- Problem to work on
Copy the lines of the data below exactly, starting at the first and stopping after the line that contains "(pf) at (1148,-1368)"; include no pictures.

..........

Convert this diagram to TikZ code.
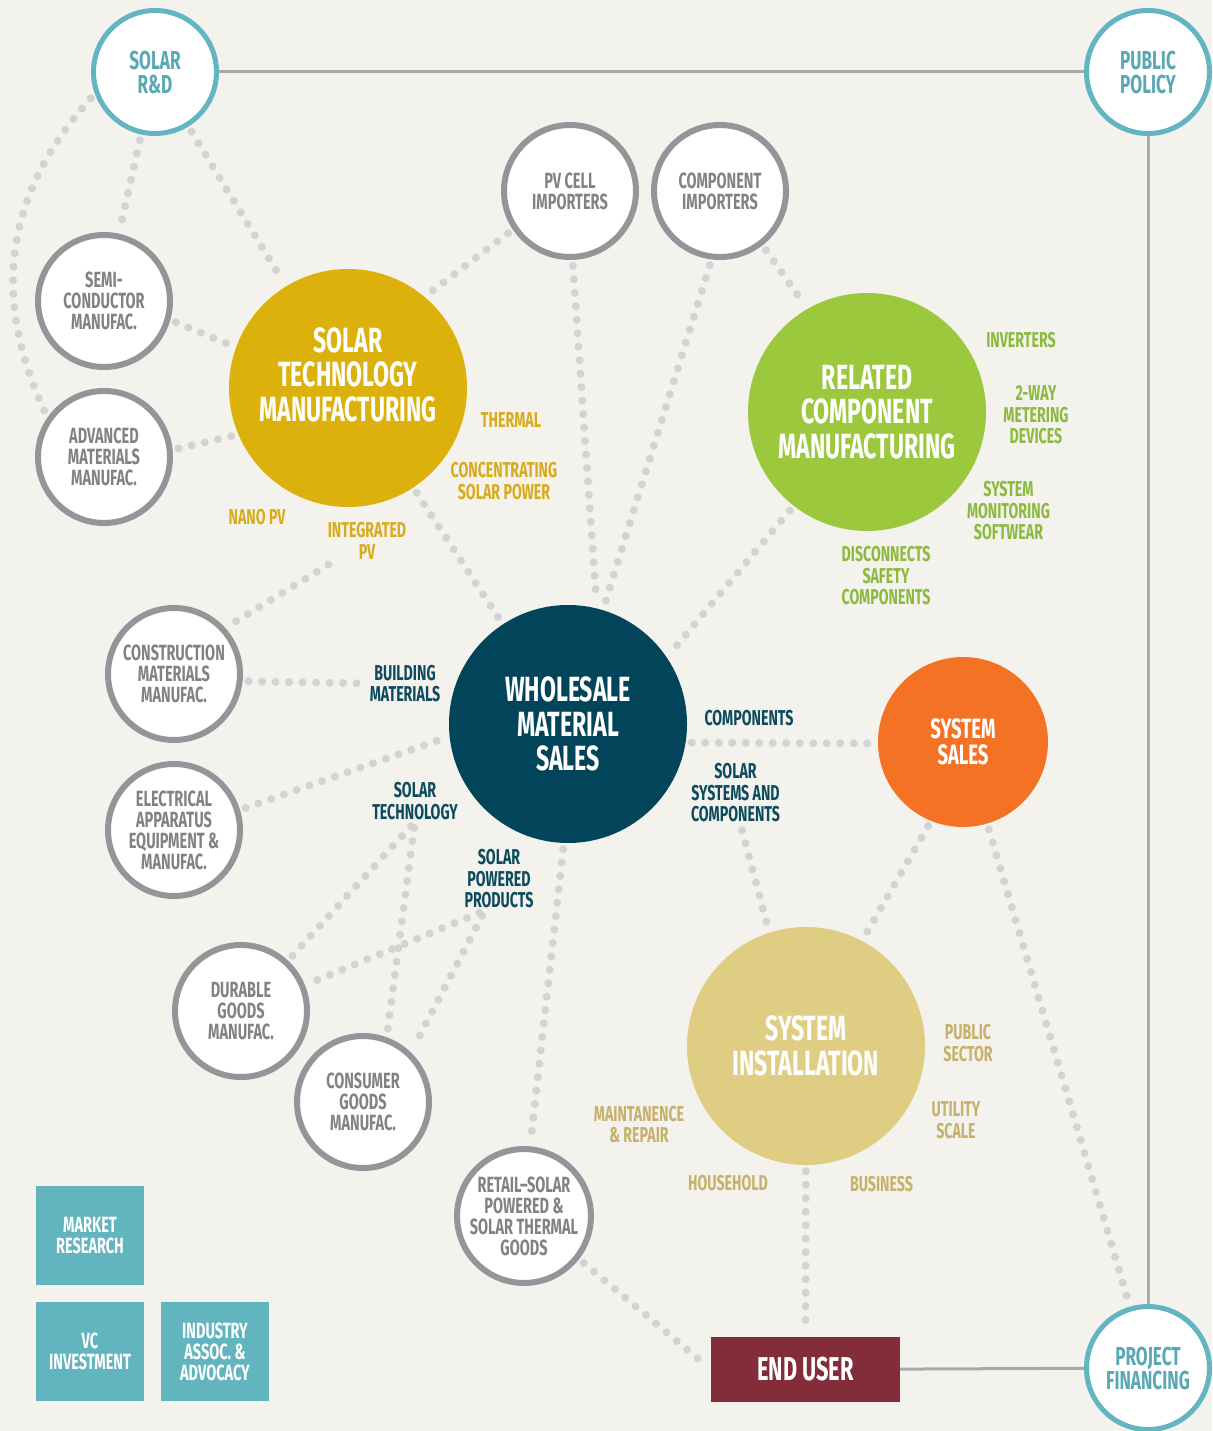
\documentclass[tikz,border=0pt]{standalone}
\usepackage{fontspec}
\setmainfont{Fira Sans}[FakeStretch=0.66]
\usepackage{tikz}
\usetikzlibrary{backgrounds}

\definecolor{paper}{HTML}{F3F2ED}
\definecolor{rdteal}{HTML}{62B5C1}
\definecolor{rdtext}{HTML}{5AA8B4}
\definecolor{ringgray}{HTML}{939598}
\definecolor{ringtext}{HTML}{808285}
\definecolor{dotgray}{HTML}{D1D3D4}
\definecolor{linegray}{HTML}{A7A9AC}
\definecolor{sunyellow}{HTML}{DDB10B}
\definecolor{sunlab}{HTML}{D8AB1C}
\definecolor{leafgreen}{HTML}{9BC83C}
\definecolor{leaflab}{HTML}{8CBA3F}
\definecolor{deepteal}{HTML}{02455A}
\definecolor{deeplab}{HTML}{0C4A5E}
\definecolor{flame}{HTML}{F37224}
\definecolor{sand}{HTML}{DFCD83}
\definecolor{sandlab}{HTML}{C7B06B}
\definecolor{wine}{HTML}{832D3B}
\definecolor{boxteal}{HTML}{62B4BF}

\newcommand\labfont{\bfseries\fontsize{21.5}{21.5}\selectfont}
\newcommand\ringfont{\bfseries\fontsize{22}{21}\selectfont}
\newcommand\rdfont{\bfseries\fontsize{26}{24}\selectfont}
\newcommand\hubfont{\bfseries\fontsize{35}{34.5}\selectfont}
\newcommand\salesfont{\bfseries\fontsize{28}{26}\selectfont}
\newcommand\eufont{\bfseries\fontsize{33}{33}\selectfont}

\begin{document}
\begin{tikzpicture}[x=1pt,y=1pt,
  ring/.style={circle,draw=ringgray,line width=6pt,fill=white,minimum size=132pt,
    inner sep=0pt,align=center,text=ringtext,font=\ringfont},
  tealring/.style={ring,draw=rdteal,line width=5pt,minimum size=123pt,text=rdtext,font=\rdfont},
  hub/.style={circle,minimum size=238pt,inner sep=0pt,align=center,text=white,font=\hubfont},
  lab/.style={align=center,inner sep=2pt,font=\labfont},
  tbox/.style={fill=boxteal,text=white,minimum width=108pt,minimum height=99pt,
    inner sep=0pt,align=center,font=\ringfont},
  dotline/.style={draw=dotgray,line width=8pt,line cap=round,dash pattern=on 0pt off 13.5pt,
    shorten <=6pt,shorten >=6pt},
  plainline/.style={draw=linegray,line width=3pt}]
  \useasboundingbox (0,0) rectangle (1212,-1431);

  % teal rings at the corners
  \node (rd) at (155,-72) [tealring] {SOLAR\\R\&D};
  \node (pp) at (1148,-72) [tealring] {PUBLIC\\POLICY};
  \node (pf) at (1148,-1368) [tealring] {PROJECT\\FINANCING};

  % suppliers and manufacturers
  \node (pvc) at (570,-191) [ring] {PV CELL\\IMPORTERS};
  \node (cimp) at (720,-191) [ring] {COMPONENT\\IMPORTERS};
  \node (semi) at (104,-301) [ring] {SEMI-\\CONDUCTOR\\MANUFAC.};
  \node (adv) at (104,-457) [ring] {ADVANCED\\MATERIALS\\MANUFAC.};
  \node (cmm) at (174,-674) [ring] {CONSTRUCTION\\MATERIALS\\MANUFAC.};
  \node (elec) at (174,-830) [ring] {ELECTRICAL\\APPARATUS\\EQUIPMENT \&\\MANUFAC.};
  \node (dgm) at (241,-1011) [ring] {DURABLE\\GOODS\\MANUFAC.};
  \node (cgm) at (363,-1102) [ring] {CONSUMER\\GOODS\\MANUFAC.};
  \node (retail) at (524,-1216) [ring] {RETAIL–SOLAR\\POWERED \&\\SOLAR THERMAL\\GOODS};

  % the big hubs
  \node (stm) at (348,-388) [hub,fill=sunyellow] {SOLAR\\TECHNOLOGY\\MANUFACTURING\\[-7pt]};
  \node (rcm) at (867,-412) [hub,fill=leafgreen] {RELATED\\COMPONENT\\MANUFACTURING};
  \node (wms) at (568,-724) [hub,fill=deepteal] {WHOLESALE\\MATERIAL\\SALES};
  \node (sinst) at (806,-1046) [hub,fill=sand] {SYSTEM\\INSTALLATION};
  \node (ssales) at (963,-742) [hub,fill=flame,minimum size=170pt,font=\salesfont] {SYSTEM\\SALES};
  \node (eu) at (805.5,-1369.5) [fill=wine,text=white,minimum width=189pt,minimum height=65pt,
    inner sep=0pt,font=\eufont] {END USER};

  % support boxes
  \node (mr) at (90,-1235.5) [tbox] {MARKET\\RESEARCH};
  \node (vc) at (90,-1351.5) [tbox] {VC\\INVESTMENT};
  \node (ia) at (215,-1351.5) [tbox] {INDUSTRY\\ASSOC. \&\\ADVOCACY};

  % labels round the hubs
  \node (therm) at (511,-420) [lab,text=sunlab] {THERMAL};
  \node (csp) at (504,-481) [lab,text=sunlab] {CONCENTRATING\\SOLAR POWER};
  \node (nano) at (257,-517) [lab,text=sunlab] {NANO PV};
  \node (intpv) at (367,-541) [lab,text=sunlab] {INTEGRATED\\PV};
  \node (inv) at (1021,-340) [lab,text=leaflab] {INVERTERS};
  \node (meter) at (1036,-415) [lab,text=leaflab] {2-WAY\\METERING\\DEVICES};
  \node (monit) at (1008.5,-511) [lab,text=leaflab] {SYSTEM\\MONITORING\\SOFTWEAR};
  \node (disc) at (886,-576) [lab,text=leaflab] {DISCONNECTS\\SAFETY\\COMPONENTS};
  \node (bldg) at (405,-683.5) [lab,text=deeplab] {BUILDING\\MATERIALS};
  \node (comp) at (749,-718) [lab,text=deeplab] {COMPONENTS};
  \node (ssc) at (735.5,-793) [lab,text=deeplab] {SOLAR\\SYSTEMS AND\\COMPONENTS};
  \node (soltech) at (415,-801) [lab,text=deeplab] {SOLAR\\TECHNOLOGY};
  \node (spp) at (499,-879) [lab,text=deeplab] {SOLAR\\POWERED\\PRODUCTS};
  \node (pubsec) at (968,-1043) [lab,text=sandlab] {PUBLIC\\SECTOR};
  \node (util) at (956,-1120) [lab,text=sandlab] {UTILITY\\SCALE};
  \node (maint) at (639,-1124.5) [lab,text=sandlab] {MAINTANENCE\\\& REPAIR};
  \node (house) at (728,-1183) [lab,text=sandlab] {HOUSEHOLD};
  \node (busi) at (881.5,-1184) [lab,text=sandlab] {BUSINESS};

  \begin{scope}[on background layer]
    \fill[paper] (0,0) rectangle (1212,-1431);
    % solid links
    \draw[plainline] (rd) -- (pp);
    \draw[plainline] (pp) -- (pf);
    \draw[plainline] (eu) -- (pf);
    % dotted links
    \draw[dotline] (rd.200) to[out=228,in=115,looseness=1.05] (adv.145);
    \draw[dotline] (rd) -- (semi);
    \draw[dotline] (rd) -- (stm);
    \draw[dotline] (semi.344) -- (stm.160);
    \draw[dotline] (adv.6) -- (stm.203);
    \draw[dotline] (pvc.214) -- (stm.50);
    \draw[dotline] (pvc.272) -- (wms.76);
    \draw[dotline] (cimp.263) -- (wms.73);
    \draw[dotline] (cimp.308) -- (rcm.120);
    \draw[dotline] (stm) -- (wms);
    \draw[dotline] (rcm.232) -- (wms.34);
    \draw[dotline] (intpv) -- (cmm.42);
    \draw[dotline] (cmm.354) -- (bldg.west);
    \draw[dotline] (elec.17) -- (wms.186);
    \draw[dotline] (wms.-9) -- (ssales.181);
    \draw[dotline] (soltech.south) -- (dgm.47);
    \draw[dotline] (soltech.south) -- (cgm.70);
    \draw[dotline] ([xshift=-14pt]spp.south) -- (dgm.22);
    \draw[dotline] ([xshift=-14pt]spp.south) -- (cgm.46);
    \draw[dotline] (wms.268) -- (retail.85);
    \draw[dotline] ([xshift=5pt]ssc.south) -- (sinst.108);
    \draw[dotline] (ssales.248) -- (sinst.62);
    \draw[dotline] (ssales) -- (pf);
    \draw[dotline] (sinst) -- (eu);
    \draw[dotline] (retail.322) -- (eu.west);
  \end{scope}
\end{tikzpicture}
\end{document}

..........

- Right answer
Convert this diagram to TikZ code.
\documentclass[tikz,border=0pt]{standalone}
\usepackage{fontspec}
\setmainfont{Fira Sans}[FakeStretch=0.66]
\usepackage{tikz}
\usetikzlibrary{backgrounds}

\definecolor{paper}{HTML}{F3F2ED}
\definecolor{rdteal}{HTML}{62B5C1}
\definecolor{rdtext}{HTML}{5AA8B4}
\definecolor{ringgray}{HTML}{939598}
\definecolor{ringtext}{HTML}{808285}
\definecolor{dotgray}{HTML}{D1D3D4}
\definecolor{linegray}{HTML}{A7A9AC}
\definecolor{sunyellow}{HTML}{DDB10B}
\definecolor{sunlab}{HTML}{D8AB1C}
\definecolor{leafgreen}{HTML}{9BC83C}
\definecolor{leaflab}{HTML}{8CBA3F}
\definecolor{deepteal}{HTML}{02455A}
\definecolor{deeplab}{HTML}{0C4A5E}
\definecolor{flame}{HTML}{F37224}
\definecolor{sand}{HTML}{DFCD83}
\definecolor{sandlab}{HTML}{C7B06B}
\definecolor{wine}{HTML}{832D3B}
\definecolor{boxteal}{HTML}{62B4BF}

\newcommand\labfont{\bfseries\fontsize{21.5}{21.5}\selectfont}
\newcommand\ringfont{\bfseries\fontsize{22}{21}\selectfont}
\newcommand\rdfont{\bfseries\fontsize{26}{24}\selectfont}
\newcommand\hubfont{\bfseries\fontsize{35}{34.5}\selectfont}
\newcommand\salesfont{\bfseries\fontsize{28}{26}\selectfont}
\newcommand\eufont{\bfseries\fontsize{33}{33}\selectfont}

\begin{document}
\begin{tikzpicture}[x=1pt,y=1pt,
  ring/.style={circle,draw=ringgray,line width=6pt,fill=white,minimum size=132pt,
    inner sep=0pt,align=center,text=ringtext,font=\ringfont},
  tealring/.style={ring,draw=rdteal,line width=5pt,minimum size=123pt,text=rdtext,font=\rdfont},
  hub/.style={circle,minimum size=238pt,inner sep=0pt,align=center,text=white,font=\hubfont},
  lab/.style={align=center,inner sep=2pt,font=\labfont},
  tbox/.style={fill=boxteal,text=white,minimum width=108pt,minimum height=99pt,
    inner sep=0pt,align=center,font=\ringfont},
  dotline/.style={draw=dotgray,line width=8pt,line cap=round,dash pattern=on 0pt off 13.5pt,
    shorten <=6pt,shorten >=6pt},
  plainline/.style={draw=linegray,line width=3pt}]
  \useasboundingbox (0,0) rectangle (1212,-1431);

  % teal rings at the corners
  \node (rd) at (155,-72) [tealring] {SOLAR\\R\&D};
  \node (pp) at (1148,-72) [tealring] {PUBLIC\\POLICY};
  \node (pf) at (1148,-1368) [tealring] {PROJECT\\FINANCING};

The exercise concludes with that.